start Source material
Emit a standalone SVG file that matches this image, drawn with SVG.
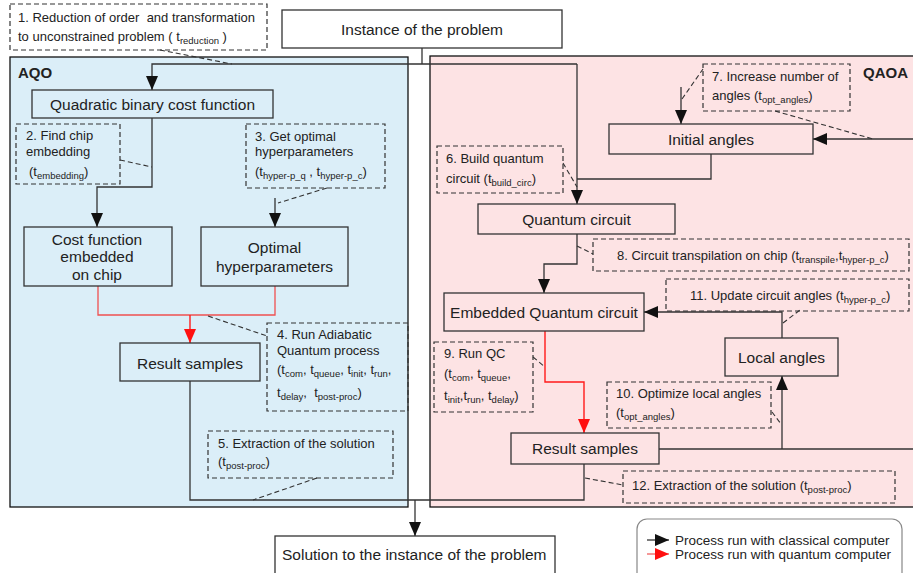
<svg xmlns="http://www.w3.org/2000/svg" width="913" height="573" viewBox="0 0 913 573">
<style>
text{font-family:"Liberation Sans",Arial,sans-serif;fill:#222}
.n{font-size:15.5px;text-anchor:middle}
.a{font-size:13px}
.s{font-size:9.5px}
.b{font-size:15px;font-weight:bold}
.pre{white-space:pre}
.box{fill:none;stroke:#333;stroke-width:1.3}
.dbox{fill:none;stroke:#333;stroke-width:1.2;stroke-dasharray:5,3}
.ln{fill:none;stroke:#333;stroke-width:1.3}
.rl{fill:none;stroke:#f05050;stroke-width:1.3}
.ra{fill:none;stroke:#ff1a1a;stroke-width:1.4}
.dl{fill:none;stroke:#333;stroke-width:1.1;stroke-dasharray:5,3}
</style>
<defs>
<marker id="ab" markerUnits="userSpaceOnUse" markerWidth="14" markerHeight="12" refX="14" refY="6" orient="auto"><path d="M0,0 L14,6 L0,12 z" fill="#111"/></marker>
<marker id="ar" markerUnits="userSpaceOnUse" markerWidth="14" markerHeight="12" refX="14" refY="6" orient="auto"><path d="M0,0 L14,6 L0,12 z" fill="#ff1010"/></marker>
</defs>
<rect width="913" height="573" fill="#fff"/>
<g id="panel-aqo"><rect x="10" y="57" width="398" height="450" fill="#dbeef8" stroke="#111" stroke-width="1.3"/><text class="b" x="18" y="78">AQO</text></g>
<g id="panel-qaoa"><rect x="430" y="56" width="490" height="451" fill="#fde3e4" stroke="#111" stroke-width="1.3"/><text class="b" x="863" y="78">QAOA</text></g>

<g id="connectors">
<path class="ln" d="M422,48 V64"/>
<path class="ln" d="M577,64 H152 V90" marker-end="url(#ab)"/>
<path class="ln" d="M577,64 V204" marker-end="url(#ab)"/>
<path class="ln" d="M152,118 V187 H97 V227" marker-end="url(#ab)"/>
<path class="ln" d="M275,198 V227" marker-end="url(#ab)"/>
<path class="rl" d="M98,286 V315 H275 V286"/>
<path class="ra" d="M190,315 V343" marker-end="url(#ar)"/>
<path class="ln" d="M190,381 V500 H584 V464"/>
<path class="ln" d="M415,500 V536" marker-end="url(#ab)"/>
<path class="ln" d="M681,87 V124" marker-end="url(#ab)"/>
<path class="ln" d="M913,139 H813" marker-end="url(#ab)"/>
<path class="ln" d="M711,154 V179 H577"/>
<path class="ln" d="M577,234 V264 H544 V293" marker-end="url(#ab)"/>
<path class="ln" d="M782,338 V312 H644" marker-end="url(#ab)"/>
<path class="ra" d="M545,331 V382 H584 V433" marker-end="url(#ar)"/>
<path class="ln" d="M659,449 H913"/>
<path class="ln" d="M782,449 V376" marker-end="url(#ab)"/>
<path class="dl" d="M160,50 L232,64"/>
<path class="dl" d="M120,160 L152,167"/>
<path class="dl" d="M327,188 L278,203"/>
<path class="dl" d="M208,316 L267,336"/>
<path class="dl" d="M317,478 L253,500"/>
<path class="dl" d="M682,99 L703,69"/>
<path class="dl" d="M775,111 L873,139"/>
<path class="dl" d="M563,163 L577,187"/>
<path class="dl" d="M577,246 L593,254"/>
<path class="dl" d="M783,323 L800,310"/>
<path class="dl" d="M533,357 L545,367"/>
<path class="dl" d="M772,412 L781,424"/>
<path class="dl" d="M585,478 L623,485"/>
</g>

<g id="note1"><rect class="dbox" x="10" y="4" width="257" height="46" fill="#fff"/><text class="a pre" x="18" y="22" xml:space="preserve">1. Reduction of order  and transformation</text><text class="a" x="18" y="41">to unconstrained problem ( t<tspan class="s" dy="3">reduction</tspan><tspan dy="-3"> )</tspan></text></g>
<g id="instance"><rect class="box" x="282" y="10" width="280" height="38" fill="#fff"/><text class="n" x="422" y="35">Instance of the problem</text></g>
<g id="qbcf"><rect class="box" x="32" y="90" width="241" height="28"/><text class="n" x="152.5" y="109.5">Quadratic binary cost function</text></g>
<g id="note2"><rect class="dbox" x="16" y="124" width="104" height="60"/><text class="a" x="26" y="140">2. Find chip</text><text class="a" x="26" y="156">embedding</text><text class="a" x="29" y="176">(t<tspan class="s" dy="3">embedding</tspan><tspan dy="-3">)</tspan></text></g>
<g id="note3"><rect class="dbox" x="246" y="124" width="139" height="64"/><text class="a" x="255" y="141">3. Get optimal</text><text class="a" x="255" y="156">hyperparameters</text><text class="a" x="255" y="176">(t<tspan class="s" dy="3">hyper-p_q</tspan><tspan dy="-3"> , t</tspan><tspan class="s" dy="3">hyper-p_c</tspan><tspan dy="-3">)</tspan></text></g>
<g id="costemb"><rect class="box" x="24" y="227" width="148" height="59"/><text class="n" x="97" y="245">Cost function</text><text class="n" x="97" y="262">embedded</text><text class="n" x="97" y="280">on chip</text></g>
<g id="opthyp"><rect class="box" x="201" y="227" width="147" height="59"/><text class="n" x="274.5" y="253">Optimal</text><text class="n" x="274.5" y="272">hyperparameters</text></g>
<g id="res-aqo"><rect class="box" x="120" y="343" width="140" height="38"/><text class="n" x="190" y="369">Result samples</text></g>
<g id="note4"><rect class="dbox" x="267" y="323" width="141" height="88"/><text class="a" x="277" y="339">4. Run Adiabatic</text><text class="a" x="277" y="355">Quantum process</text><text class="a" x="277" y="374">(t<tspan class="s" dy="3">com</tspan><tspan dy="-3">, t</tspan><tspan class="s" dy="3">queue</tspan><tspan dy="-3">, t</tspan><tspan class="s" dy="3">init</tspan><tspan dy="-3">, t</tspan><tspan class="s" dy="3">run</tspan><tspan dy="-3">,</tspan></text><text class="a pre" x="277" y="397" xml:space="preserve">t<tspan class="s" dy="3">delay</tspan><tspan dy="-3">,  t</tspan><tspan class="s" dy="3">post-proc</tspan><tspan dy="-3">)</tspan></text></g>
<g id="note5"><rect class="dbox" x="208" y="431" width="185" height="47"/><text class="a" x="218" y="448">5. Extraction of the solution</text><text class="a" x="218" y="466">(t<tspan class="s" dy="3">post-proc</tspan><tspan dy="-3">)</tspan></text></g>
<g id="solution"><rect class="box" x="275" y="536" width="280" height="45" fill="#fff"/><text class="n" x="282" y="560" style="text-anchor:start">Solution to the instance of the problem</text></g>

<g id="note7"><rect class="dbox" x="703" y="64" width="147" height="47"/><text class="a" x="712" y="81">7. Increase number of</text><text class="a" x="712" y="100">angles (t<tspan class="s" dy="3">opt_angles</tspan><tspan dy="-3">)</tspan></text></g>
<g id="initang"><rect class="box" x="609" y="124" width="204" height="30"/><text class="n" x="711" y="145">Initial angles</text></g>
<g id="note6"><rect class="dbox" x="437" y="146" width="126" height="47"/><text class="a" x="446" y="163">6. Build quantum</text><text class="a" x="446" y="183">circuit (t<tspan class="s" dy="3">build_circ</tspan><tspan dy="-3">)</tspan></text></g>
<g id="qcirc"><rect class="box" x="478" y="204" width="197" height="30"/><text class="n" x="576.5" y="225">Quantum circuit</text></g>
<g id="note8"><rect class="dbox" x="593" y="239" width="316" height="32"/><text class="a" x="617" y="260">8. Circuit transpilation on chip (t<tspan class="s" dy="3">transpile</tspan><tspan dy="-3">,t</tspan><tspan class="s" dy="3">hyper-p_c</tspan><tspan dy="-3">)</tspan></text></g>
<g id="embqc"><rect class="box" x="444" y="293" width="200" height="38"/><text class="n" x="544" y="318">Embedded Quantum circuit</text></g>
<g id="note11"><rect class="dbox" x="666" y="279" width="243" height="32"/><text class="a" x="690" y="300">11. Update circuit angles (t<tspan class="s" dy="3">hyper-p_c</tspan><tspan dy="-3">)</tspan></text></g>
<g id="localang"><rect class="box" x="725" y="338" width="113" height="38"/><text class="n" x="781.5" y="363">Local angles</text></g>
<g id="note9"><rect class="dbox" x="434" y="342" width="99" height="70"/><text class="a" x="444" y="358">9. Run QC</text><text class="a" x="444" y="378">(t<tspan class="s" dy="3">com</tspan><tspan dy="-3">, t</tspan><tspan class="s" dy="3">queue</tspan><tspan dy="-3">,</tspan></text><text class="a" x="444" y="400">t<tspan class="s" dy="3">init</tspan><tspan dy="-3">,t</tspan><tspan class="s" dy="3">run</tspan><tspan dy="-3">, t</tspan><tspan class="s" dy="3">delay</tspan><tspan dy="-3">)</tspan></text></g>
<g id="note10"><rect class="dbox" x="607" y="382" width="164" height="46"/><text class="a" x="616" y="398">10. Optimize local angles</text><text class="a" x="616" y="417">(t<tspan class="s" dy="3">opt_angles</tspan><tspan dy="-3">)</tspan></text></g>
<g id="res-qaoa"><rect class="box" x="511" y="433" width="148" height="31"/><text class="n" x="585" y="454">Result samples</text></g>
<g id="note12"><rect class="dbox" x="623" y="471" width="272" height="32"/><text class="a" x="632" y="490">12. Extraction of the solution (t<tspan class="s" dy="3">post-proc</tspan><tspan dy="-3">)</tspan></text></g>

<g id="legend"><rect x="637" y="519" width="265" height="70" rx="10" fill="#fff" stroke="#888" stroke-width="1.2"/>
<path d="M647,540 H669" stroke="#333" stroke-width="1.3" marker-end="url(#ab)"/>
<path d="M647,554 H669" stroke="#f06060" stroke-width="1.3" marker-end="url(#ar)"/>
<text x="675" y="545" style="font-size:13.5px">Process run with classical computer</text>
<text x="675" y="559" style="font-size:13.5px">Process run with quantum computer</text></g>
</svg>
end Source material
__Set task__. Copy out every line of the data that includes the word "with".

__Exercise response__.
Emit a standalone SVG file that matches this image, drawn with SVG.
<text x="675" y="545" style="font-size:13.5px">Process run with classical computer</text>
<text x="675" y="559" style="font-size:13.5px">Process run with quantum computer</text></g>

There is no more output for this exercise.